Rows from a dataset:

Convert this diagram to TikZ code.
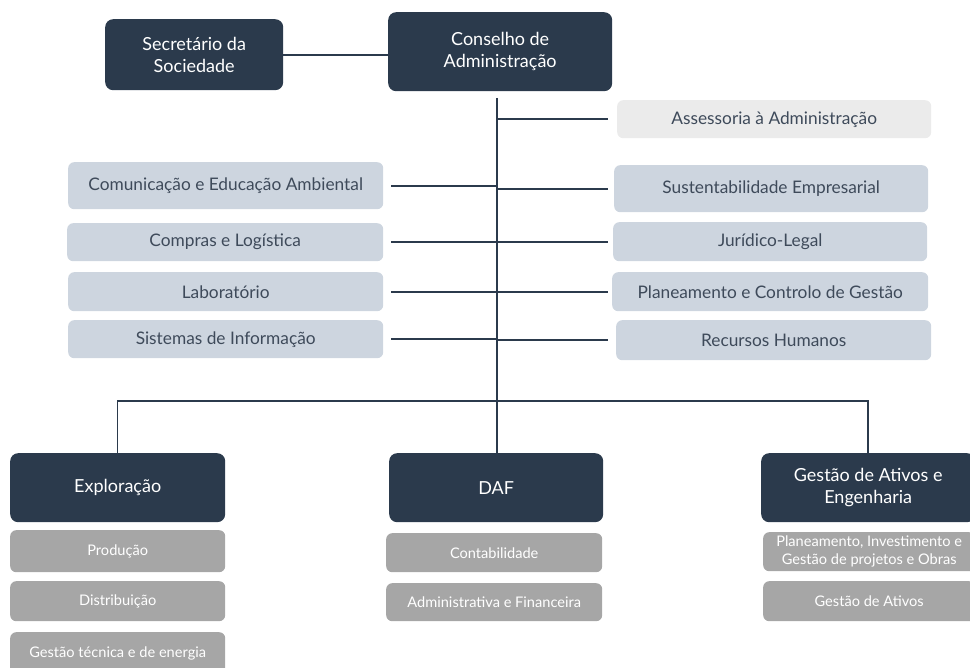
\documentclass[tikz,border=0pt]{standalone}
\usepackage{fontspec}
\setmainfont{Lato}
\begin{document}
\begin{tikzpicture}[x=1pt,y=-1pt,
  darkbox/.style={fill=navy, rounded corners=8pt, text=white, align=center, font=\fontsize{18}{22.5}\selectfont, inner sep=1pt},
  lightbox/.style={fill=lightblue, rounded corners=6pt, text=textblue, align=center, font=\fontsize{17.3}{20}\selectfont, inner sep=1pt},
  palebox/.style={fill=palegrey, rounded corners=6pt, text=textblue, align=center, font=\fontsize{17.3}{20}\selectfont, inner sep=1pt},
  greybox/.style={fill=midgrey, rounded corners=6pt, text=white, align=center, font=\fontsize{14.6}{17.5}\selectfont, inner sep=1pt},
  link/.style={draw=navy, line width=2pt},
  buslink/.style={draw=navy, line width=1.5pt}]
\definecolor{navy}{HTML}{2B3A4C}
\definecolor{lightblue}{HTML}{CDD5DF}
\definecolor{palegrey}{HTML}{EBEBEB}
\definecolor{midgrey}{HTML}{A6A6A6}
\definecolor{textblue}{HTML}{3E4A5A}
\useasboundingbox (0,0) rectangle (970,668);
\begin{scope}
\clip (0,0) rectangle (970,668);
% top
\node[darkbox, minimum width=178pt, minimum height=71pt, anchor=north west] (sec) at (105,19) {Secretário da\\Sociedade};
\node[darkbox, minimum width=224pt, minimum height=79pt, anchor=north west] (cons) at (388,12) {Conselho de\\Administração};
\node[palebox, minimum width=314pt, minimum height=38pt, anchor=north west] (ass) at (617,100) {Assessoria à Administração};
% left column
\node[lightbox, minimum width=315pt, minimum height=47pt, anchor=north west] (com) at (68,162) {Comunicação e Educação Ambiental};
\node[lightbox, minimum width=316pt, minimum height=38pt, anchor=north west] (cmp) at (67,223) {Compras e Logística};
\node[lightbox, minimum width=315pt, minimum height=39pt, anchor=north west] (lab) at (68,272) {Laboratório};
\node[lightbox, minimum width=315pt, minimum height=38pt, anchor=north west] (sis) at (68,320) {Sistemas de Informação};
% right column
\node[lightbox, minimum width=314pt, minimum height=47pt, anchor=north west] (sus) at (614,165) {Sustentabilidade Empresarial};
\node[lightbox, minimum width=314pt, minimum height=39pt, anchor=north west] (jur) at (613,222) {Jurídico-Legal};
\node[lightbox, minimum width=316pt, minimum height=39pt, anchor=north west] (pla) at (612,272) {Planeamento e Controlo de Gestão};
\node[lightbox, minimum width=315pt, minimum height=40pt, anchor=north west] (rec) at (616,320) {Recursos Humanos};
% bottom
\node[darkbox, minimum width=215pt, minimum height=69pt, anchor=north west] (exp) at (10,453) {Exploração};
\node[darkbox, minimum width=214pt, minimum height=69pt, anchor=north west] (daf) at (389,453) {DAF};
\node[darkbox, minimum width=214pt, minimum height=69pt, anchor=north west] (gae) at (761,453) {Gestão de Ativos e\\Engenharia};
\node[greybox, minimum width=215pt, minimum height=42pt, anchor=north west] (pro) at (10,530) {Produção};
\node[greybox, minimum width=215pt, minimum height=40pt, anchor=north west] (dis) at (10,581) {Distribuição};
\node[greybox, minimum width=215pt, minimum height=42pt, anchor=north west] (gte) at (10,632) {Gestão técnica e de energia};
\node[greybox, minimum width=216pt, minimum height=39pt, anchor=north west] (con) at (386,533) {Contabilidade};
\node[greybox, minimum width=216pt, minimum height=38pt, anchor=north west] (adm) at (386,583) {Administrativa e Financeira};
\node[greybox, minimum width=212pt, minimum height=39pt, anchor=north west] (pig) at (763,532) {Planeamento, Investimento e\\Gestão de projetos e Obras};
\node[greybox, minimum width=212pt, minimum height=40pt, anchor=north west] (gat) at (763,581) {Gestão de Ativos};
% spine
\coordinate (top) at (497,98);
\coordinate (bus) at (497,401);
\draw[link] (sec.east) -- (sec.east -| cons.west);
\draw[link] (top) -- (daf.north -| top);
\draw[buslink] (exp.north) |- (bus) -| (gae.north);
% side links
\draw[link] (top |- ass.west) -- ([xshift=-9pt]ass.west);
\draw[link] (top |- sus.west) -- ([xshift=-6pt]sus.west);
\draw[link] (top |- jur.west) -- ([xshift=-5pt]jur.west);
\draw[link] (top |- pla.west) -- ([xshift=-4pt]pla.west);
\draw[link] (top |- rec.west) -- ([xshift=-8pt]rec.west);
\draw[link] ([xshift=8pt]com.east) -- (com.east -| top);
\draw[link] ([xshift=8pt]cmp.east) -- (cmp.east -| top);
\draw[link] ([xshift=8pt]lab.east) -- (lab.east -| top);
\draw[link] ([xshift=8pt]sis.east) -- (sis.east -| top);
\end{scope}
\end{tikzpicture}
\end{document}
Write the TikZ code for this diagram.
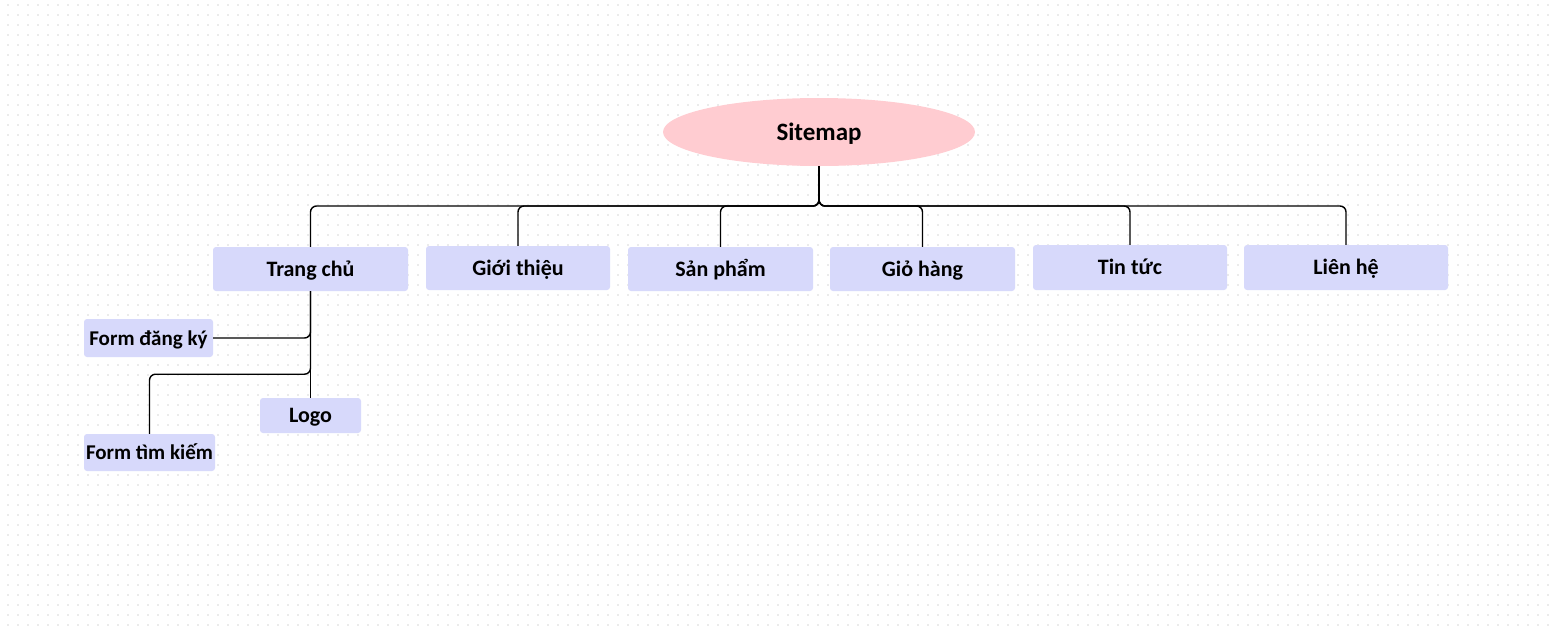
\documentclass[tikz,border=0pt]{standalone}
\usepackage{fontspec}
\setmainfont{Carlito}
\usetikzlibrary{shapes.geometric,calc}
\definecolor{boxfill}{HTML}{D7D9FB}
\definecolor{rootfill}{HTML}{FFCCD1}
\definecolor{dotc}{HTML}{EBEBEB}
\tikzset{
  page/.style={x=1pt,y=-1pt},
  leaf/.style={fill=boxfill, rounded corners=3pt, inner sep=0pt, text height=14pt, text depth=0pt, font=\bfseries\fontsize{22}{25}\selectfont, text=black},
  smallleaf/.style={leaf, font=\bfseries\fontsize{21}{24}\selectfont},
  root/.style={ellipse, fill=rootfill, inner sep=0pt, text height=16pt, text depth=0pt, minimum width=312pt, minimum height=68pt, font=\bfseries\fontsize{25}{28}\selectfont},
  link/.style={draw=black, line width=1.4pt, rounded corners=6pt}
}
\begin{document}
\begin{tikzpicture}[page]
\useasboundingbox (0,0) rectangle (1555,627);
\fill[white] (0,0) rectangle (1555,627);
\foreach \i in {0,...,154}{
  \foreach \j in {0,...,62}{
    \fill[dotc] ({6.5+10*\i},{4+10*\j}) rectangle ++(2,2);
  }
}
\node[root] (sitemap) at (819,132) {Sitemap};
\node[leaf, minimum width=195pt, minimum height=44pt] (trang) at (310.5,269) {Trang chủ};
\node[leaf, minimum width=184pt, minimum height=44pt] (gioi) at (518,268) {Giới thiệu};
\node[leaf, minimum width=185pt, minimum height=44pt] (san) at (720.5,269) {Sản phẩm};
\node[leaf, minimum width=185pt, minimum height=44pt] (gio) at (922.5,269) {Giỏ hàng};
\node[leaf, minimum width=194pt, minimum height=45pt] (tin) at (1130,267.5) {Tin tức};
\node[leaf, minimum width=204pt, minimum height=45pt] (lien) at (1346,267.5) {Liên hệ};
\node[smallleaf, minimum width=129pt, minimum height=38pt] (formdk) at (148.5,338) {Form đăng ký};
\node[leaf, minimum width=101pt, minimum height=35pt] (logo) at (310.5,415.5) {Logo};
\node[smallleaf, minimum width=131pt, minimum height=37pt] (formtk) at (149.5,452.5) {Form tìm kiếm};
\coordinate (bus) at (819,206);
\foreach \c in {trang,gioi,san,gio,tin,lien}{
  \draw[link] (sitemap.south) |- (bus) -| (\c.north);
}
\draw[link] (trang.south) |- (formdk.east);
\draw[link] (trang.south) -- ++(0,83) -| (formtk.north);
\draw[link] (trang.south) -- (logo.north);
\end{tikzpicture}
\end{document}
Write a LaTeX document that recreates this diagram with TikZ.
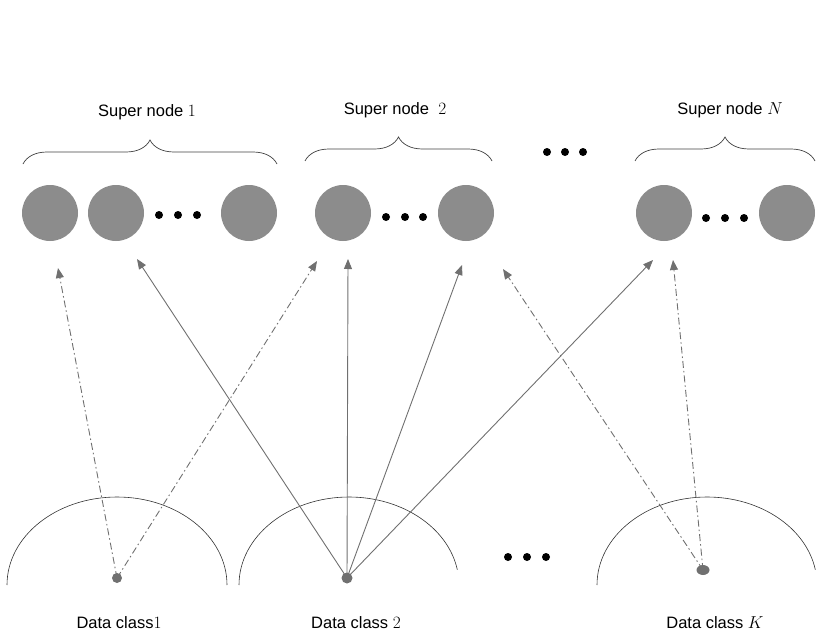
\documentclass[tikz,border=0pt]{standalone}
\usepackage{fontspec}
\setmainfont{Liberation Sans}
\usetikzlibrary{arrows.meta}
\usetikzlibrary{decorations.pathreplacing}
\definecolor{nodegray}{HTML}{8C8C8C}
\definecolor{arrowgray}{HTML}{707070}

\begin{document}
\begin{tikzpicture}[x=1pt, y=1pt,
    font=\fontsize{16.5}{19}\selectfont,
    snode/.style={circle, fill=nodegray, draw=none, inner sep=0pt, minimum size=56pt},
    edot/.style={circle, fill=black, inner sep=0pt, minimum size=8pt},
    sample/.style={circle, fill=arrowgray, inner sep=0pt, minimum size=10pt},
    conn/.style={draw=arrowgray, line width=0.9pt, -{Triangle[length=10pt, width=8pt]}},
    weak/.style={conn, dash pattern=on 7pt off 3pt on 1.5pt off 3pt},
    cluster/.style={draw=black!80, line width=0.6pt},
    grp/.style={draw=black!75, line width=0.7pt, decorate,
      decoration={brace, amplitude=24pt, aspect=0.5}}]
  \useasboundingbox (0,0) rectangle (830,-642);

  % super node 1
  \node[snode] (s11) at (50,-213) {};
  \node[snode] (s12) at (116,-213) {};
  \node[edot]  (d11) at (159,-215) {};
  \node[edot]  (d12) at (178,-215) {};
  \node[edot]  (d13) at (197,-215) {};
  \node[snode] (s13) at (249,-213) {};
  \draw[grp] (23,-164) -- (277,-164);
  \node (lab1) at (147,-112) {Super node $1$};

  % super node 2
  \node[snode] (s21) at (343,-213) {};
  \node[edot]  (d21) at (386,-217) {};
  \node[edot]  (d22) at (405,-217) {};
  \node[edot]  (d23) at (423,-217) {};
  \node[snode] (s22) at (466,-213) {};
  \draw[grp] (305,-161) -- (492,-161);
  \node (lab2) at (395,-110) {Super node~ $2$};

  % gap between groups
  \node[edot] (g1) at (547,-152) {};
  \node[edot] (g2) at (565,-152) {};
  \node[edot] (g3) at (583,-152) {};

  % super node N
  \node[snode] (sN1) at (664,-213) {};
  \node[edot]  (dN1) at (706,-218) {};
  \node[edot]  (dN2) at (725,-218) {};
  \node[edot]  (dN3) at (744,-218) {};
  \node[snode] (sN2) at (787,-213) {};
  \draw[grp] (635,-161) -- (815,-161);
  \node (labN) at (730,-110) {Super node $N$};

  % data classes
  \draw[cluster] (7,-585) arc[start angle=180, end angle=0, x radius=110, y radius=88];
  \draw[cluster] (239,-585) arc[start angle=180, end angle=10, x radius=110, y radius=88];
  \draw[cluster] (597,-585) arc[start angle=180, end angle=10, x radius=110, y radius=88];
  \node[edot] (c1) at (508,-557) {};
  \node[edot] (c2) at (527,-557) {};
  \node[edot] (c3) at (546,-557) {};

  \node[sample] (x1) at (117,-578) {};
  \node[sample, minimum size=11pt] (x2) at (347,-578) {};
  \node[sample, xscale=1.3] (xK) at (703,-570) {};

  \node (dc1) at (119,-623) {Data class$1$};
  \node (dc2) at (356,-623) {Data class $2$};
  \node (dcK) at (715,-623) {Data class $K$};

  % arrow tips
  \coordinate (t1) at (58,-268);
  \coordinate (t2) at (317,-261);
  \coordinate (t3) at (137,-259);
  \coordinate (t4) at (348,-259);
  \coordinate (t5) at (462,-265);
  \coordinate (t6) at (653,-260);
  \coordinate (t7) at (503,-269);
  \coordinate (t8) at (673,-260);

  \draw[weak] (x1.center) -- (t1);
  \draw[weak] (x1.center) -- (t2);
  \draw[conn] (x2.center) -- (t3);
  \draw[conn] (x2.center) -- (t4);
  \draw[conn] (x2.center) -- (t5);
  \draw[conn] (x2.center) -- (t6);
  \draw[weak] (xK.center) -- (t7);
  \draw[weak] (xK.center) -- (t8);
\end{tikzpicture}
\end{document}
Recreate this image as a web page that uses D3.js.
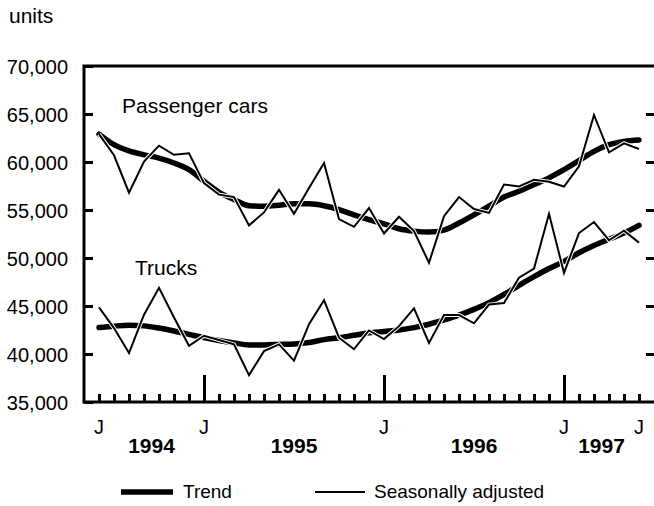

Task objective:
Begin with the line where "Write a LaTeX" appears and end with the line where "(0,0) rectangle (830,-642);" appears. Copy only that stretch, exactly, with no pictures.

Result of the exercise:
Write a LaTeX document that recreates this diagram with TikZ.
\documentclass[tikz,border=0pt]{standalone}
\usepackage{fontspec}
\setmainfont{Liberation Sans}
\usetikzlibrary{arrows.meta}
\usetikzlibrary{decorations.pathreplacing}
\definecolor{nodegray}{HTML}{8C8C8C}
\definecolor{arrowgray}{HTML}{707070}

\begin{document}
\begin{tikzpicture}[x=1pt, y=1pt,
    font=\fontsize{16.5}{19}\selectfont,
    snode/.style={circle, fill=nodegray, draw=none, inner sep=0pt, minimum size=56pt},
    edot/.style={circle, fill=black, inner sep=0pt, minimum size=8pt},
    sample/.style={circle, fill=arrowgray, inner sep=0pt, minimum size=10pt},
    conn/.style={draw=arrowgray, line width=0.9pt, -{Triangle[length=10pt, width=8pt]}},
    weak/.style={conn, dash pattern=on 7pt off 3pt on 1.5pt off 3pt},
    cluster/.style={draw=black!80, line width=0.6pt},
    grp/.style={draw=black!75, line width=0.7pt, decorate,
      decoration={brace, amplitude=24pt, aspect=0.5}}]
  \useasboundingbox (0,0) rectangle (830,-642);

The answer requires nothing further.